— start of MATERIALS PROVIDED —
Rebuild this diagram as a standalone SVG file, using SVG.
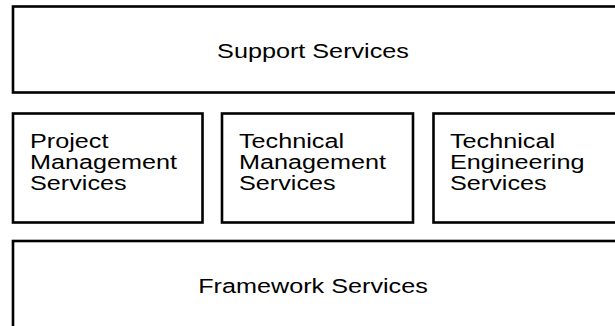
<svg xmlns="http://www.w3.org/2000/svg" width="615" height="326" viewBox="0 0 615 326">
<style>
.box{fill:#fff;stroke:#000;stroke-width:2.6}
.t{font-family:"Liberation Sans",Arial,sans-serif;font-size:21px;fill:#000}
.c{text-anchor:middle}
</style>
<rect width="615" height="326" fill="#fff"/>
<g id="support">
<rect class="box" x="13" y="6.5" width="620" height="86"/>
<text class="t c" transform="translate(313 0) scale(1.2 1)" x="0" y="58">Support Services</text>
</g>
<g id="project-management">
<rect class="box" x="13" y="113.5" width="189.5" height="109"/>
<text class="t" transform="translate(30 0) scale(1.2 1)"><tspan x="0" y="148">Project</tspan><tspan x="0" y="169">Management</tspan><tspan x="0" y="190">Services</tspan></text>
</g>
<g id="technical-management">
<rect class="box" x="222" y="113.5" width="191" height="109"/>
<text class="t" transform="translate(239 0) scale(1.2 1)"><tspan x="0" y="148">Technical</tspan><tspan x="0" y="169">Management</tspan><tspan x="0" y="190">Services</tspan></text>
</g>
<g id="technical-engineering">
<rect class="box" x="433.5" y="113.5" width="200" height="109"/>
<text class="t" transform="translate(450 0) scale(1.2 1)"><tspan x="0" y="148">Technical</tspan><tspan x="0" y="169">Engineering</tspan><tspan x="0" y="190">Services</tspan></text>
</g>
<g id="framework">
<rect class="box" x="13" y="241" width="620" height="100"/>
<text class="t c" transform="translate(313 0) scale(1.2 1)" x="0" y="293">Framework Services</text>
</g>
<g id="connectors"></g>
</svg>
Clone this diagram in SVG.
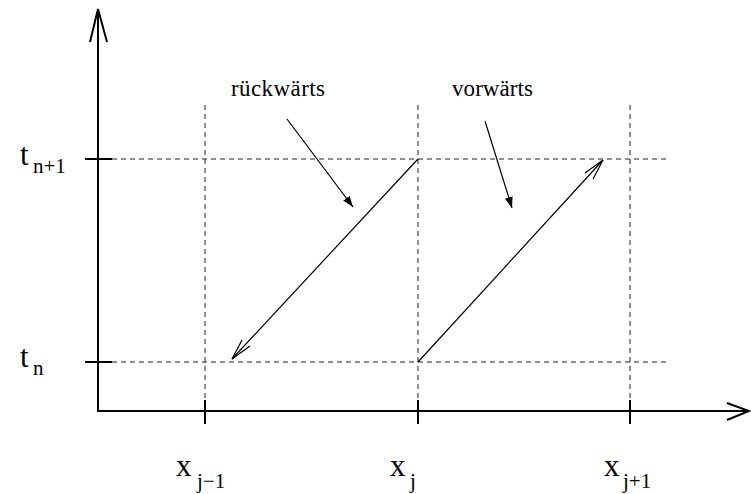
<svg xmlns="http://www.w3.org/2000/svg" width="751" height="494" viewBox="0 0 751 494">
<style>
.axis{stroke:#000;stroke-width:2;fill:none}
.grid{stroke:#222;stroke-width:1;stroke-dasharray:5 4;fill:none}
.ln{stroke:#000;stroke-width:1.2;fill:none}
.lbl{font-family:"Liberation Serif",serif;fill:#000}
.big{font-size:31px}
.sub{font-size:21px}
.word{font-size:23px}
</style>
<defs>
<marker id="fill" markerWidth="12" markerHeight="8" refX="11" refY="4" orient="auto" markerUnits="userSpaceOnUse">
<path d="M0,0 L11,4 L0,8 Z" fill="#000"/>
</marker>
</defs>
<rect width="751" height="494" fill="#fff"/>
<g id="grid">
<line class="grid" x1="112" y1="159" x2="670" y2="159"/>
<line class="grid" x1="112" y1="362" x2="670" y2="362"/>
<line class="grid" x1="205" y1="105" x2="205" y2="410"/>
<line class="grid" x1="418" y1="105" x2="418" y2="410"/>
<line class="grid" x1="630" y1="105" x2="630" y2="410"/>
</g>
<g id="axes">
<line class="axis" x1="98" y1="411" x2="98" y2="9"/>
<polyline class="axis" points="90,42 98,9 107,42"/>
<line class="axis" x1="97" y1="411" x2="749" y2="411"/>
<polyline class="axis" points="727,403 749,411 727,420"/>
<line class="axis" x1="85" y1="159" x2="112" y2="159"/>
<line class="axis" x1="85" y1="362" x2="112" y2="362"/>
<line class="axis" x1="205" y1="400" x2="205" y2="424"/>
<line class="axis" x1="418" y1="400" x2="418" y2="424"/>
<line class="axis" x1="630" y1="400" x2="630" y2="424"/>
</g>
<g id="connectors">
<line class="ln" x1="418" y1="159" x2="232" y2="359"/>
<polyline class="ln" points="242,340 232,359 250,346"/>
<line class="ln" x1="418" y1="362" x2="603" y2="160"/>
<polyline class="ln" points="585,173 603,160 593,179"/>
<line class="ln" x1="287" y1="119" x2="353" y2="207" marker-end="url(#fill)"/>
<line class="ln" x1="485" y1="121" x2="512" y2="208" marker-end="url(#fill)"/>
</g>
<g id="label-rueckwaerts"><text class="lbl word" x="231" y="96" textLength="94">rückwärts</text></g>
<g id="label-vorwaerts"><text class="lbl word" x="452" y="96" textLength="81">vorwärts</text></g>
<g id="label-tn1"><text class="lbl big" x="20" y="165">t</text><text class="lbl sub" x="33" y="173">n+1</text></g>
<g id="label-tn"><text class="lbl big" x="20" y="367">t</text><text class="lbl sub" x="33" y="375">n</text></g>
<g id="label-xj-1"><text class="lbl big" x="176" y="476">x</text><text class="lbl sub" x="197" y="488">j−1</text></g>
<g id="label-xj"><text class="lbl big" x="390" y="476">x</text><text class="lbl sub" x="410" y="488">j</text></g>
<g id="label-xj+1"><text class="lbl big" x="604" y="476">x</text><text class="lbl sub" x="623" y="488">j+1</text></g>
</svg>
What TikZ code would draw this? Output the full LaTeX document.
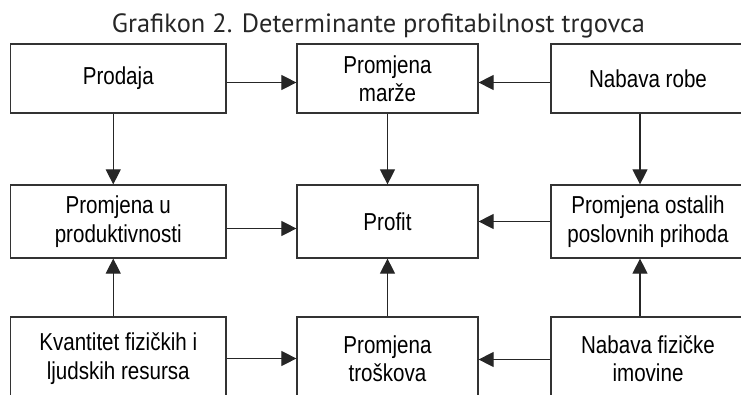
\documentclass[tikz,border=0pt]{standalone}
\usepackage{fontspec}
\setmainfont{Liberation Sans}
\newfontfamily\boxfont[FakeStretch=0.84]{Liberation Sans}
\newfontfamily\titlefont{PT Sans}
\usetikzlibrary{arrows.meta}
\tikzset{
  blok/.style={draw=black!80, line width=1.2pt, fill=white, align=center,
    inner sep=0pt, font=\boxfont\fontsize{24.5}{28.5}\selectfont},
  veza/.style={-{Triangle[length=15pt,width=15pt]}, line width=1.1pt, black!85}
}
\begin{document}
\begin{tikzpicture}[x=1pt,y=1pt]
\useasboundingbox (0,0) rectangle (741,394);
\node[anchor=base, inner sep=0pt, font=\titlefont\fontsize{26.4}{30}\selectfont, text=black!85] (naslov) at (378.5,361) {Grafikon 2. Determinante profitabilnost trgovca};

% gornji red
\node[blok, minimum width=215.5pt, minimum height=69pt] (prodaja) at (118.25,315.5) {Prodaja};
\node[blok, minimum width=181pt, minimum height=69pt] (marza) at (387.5,315.5) {Promjena\\mar\v{z}e};
\node[blok, minimum width=194pt, minimum height=69pt] (robe) at (648,315.5) {Nabava robe};

% srednji red
\node[blok, minimum width=215.5pt, minimum height=73pt] (produkt) at (118.25,172.5) {Promjena u\\produktivnosti};
\node[blok, minimum width=181pt, minimum height=73pt] (profit) at (387.5,172.5) {Profit};
\node[blok, minimum width=194pt, minimum height=73pt] (prihodi) at (648,172.5) {Promjena ostalih\\poslovnih prihoda};

% donji red
\node[blok, minimum width=215.5pt, minimum height=83pt] (resursi) at (118.25,35.5) {Kvantitet fizi\v{c}kih i\\ljudskih resursa};
\node[blok, minimum width=181pt, minimum height=83pt] (troskovi) at (387.5,35.5) {Promjena\\tro\v{s}kova};
\node[blok, minimum width=194pt, minimum height=83pt] (imovina) at (648,35.5) {Nabava fizi\v{c}ke\\imovine};

% vodoravne veze
\draw[veza] ([yshift=-4pt]prodaja.east) -- ([yshift=-4pt]marza.west);
\draw[veza] ([yshift=-4pt]robe.west) -- ([yshift=-4pt]marza.east);
\draw[veza] ([yshift=-7pt]produkt.east) -- ([yshift=-7pt]profit.west);
\draw[veza] (prihodi.west) -- (profit.east);
\draw[veza] (resursi.east) -- (troskovi.west);
\draw[veza] ([yshift=-1pt]imovina.west) -- ([yshift=-1pt]troskovi.east);

% okomite veze
\draw[veza] ([xshift=-5pt]prodaja.south) -- ([xshift=-5pt]produkt.north);
\draw[veza] (marza.south) -- (profit.north);
\draw[veza] ([xshift=-8pt]robe.south) -- ([xshift=-8pt]prihodi.north);
\draw[veza] ([xshift=-5pt]resursi.north) -- ([xshift=-5pt]produkt.south);
\draw[veza] (troskovi.north) -- (profit.south);
\draw[veza] ([xshift=-8pt]imovina.north) -- ([xshift=-8pt]prihodi.south);
\end{tikzpicture}
\end{document}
— end of MATERIALS PROVIDED —
TASK TO COMPLETE.
Above are records with pictures. Reproduce exactly only the lines from the line with "What TikZ code" through the line with "width=194pt, minimum height=73pt]", both ends included, and leave the pictures out.

CORRECT RESPONSE.
What TikZ code would draw this? Output the full LaTeX document.
\documentclass[tikz,border=0pt]{standalone}
\usepackage{fontspec}
\setmainfont{Liberation Sans}
\newfontfamily\boxfont[FakeStretch=0.84]{Liberation Sans}
\newfontfamily\titlefont{PT Sans}
\usetikzlibrary{arrows.meta}
\tikzset{
  blok/.style={draw=black!80, line width=1.2pt, fill=white, align=center,
    inner sep=0pt, font=\boxfont\fontsize{24.5}{28.5}\selectfont},
  veza/.style={-{Triangle[length=15pt,width=15pt]}, line width=1.1pt, black!85}
}
\begin{document}
\begin{tikzpicture}[x=1pt,y=1pt]
\useasboundingbox (0,0) rectangle (741,394);
\node[anchor=base, inner sep=0pt, font=\titlefont\fontsize{26.4}{30}\selectfont, text=black!85] (naslov) at (378.5,361) {Grafikon 2. Determinante profitabilnost trgovca};

% gornji red
\node[blok, minimum width=215.5pt, minimum height=69pt] (prodaja) at (118.25,315.5) {Prodaja};
\node[blok, minimum width=181pt, minimum height=69pt] (marza) at (387.5,315.5) {Promjena\\mar\v{z}e};
\node[blok, minimum width=194pt, minimum height=69pt] (robe) at (648,315.5) {Nabava robe};

% srednji red
\node[blok, minimum width=215.5pt, minimum height=73pt] (produkt) at (118.25,172.5) {Promjena u\\produktivnosti};
\node[blok, minimum width=181pt, minimum height=73pt] (profit) at (387.5,172.5) {Profit};
\node[blok, minimum width=194pt, minimum height=73pt] (prihodi) at (648,172.5) {Promjena ostalih\\poslovnih prihoda};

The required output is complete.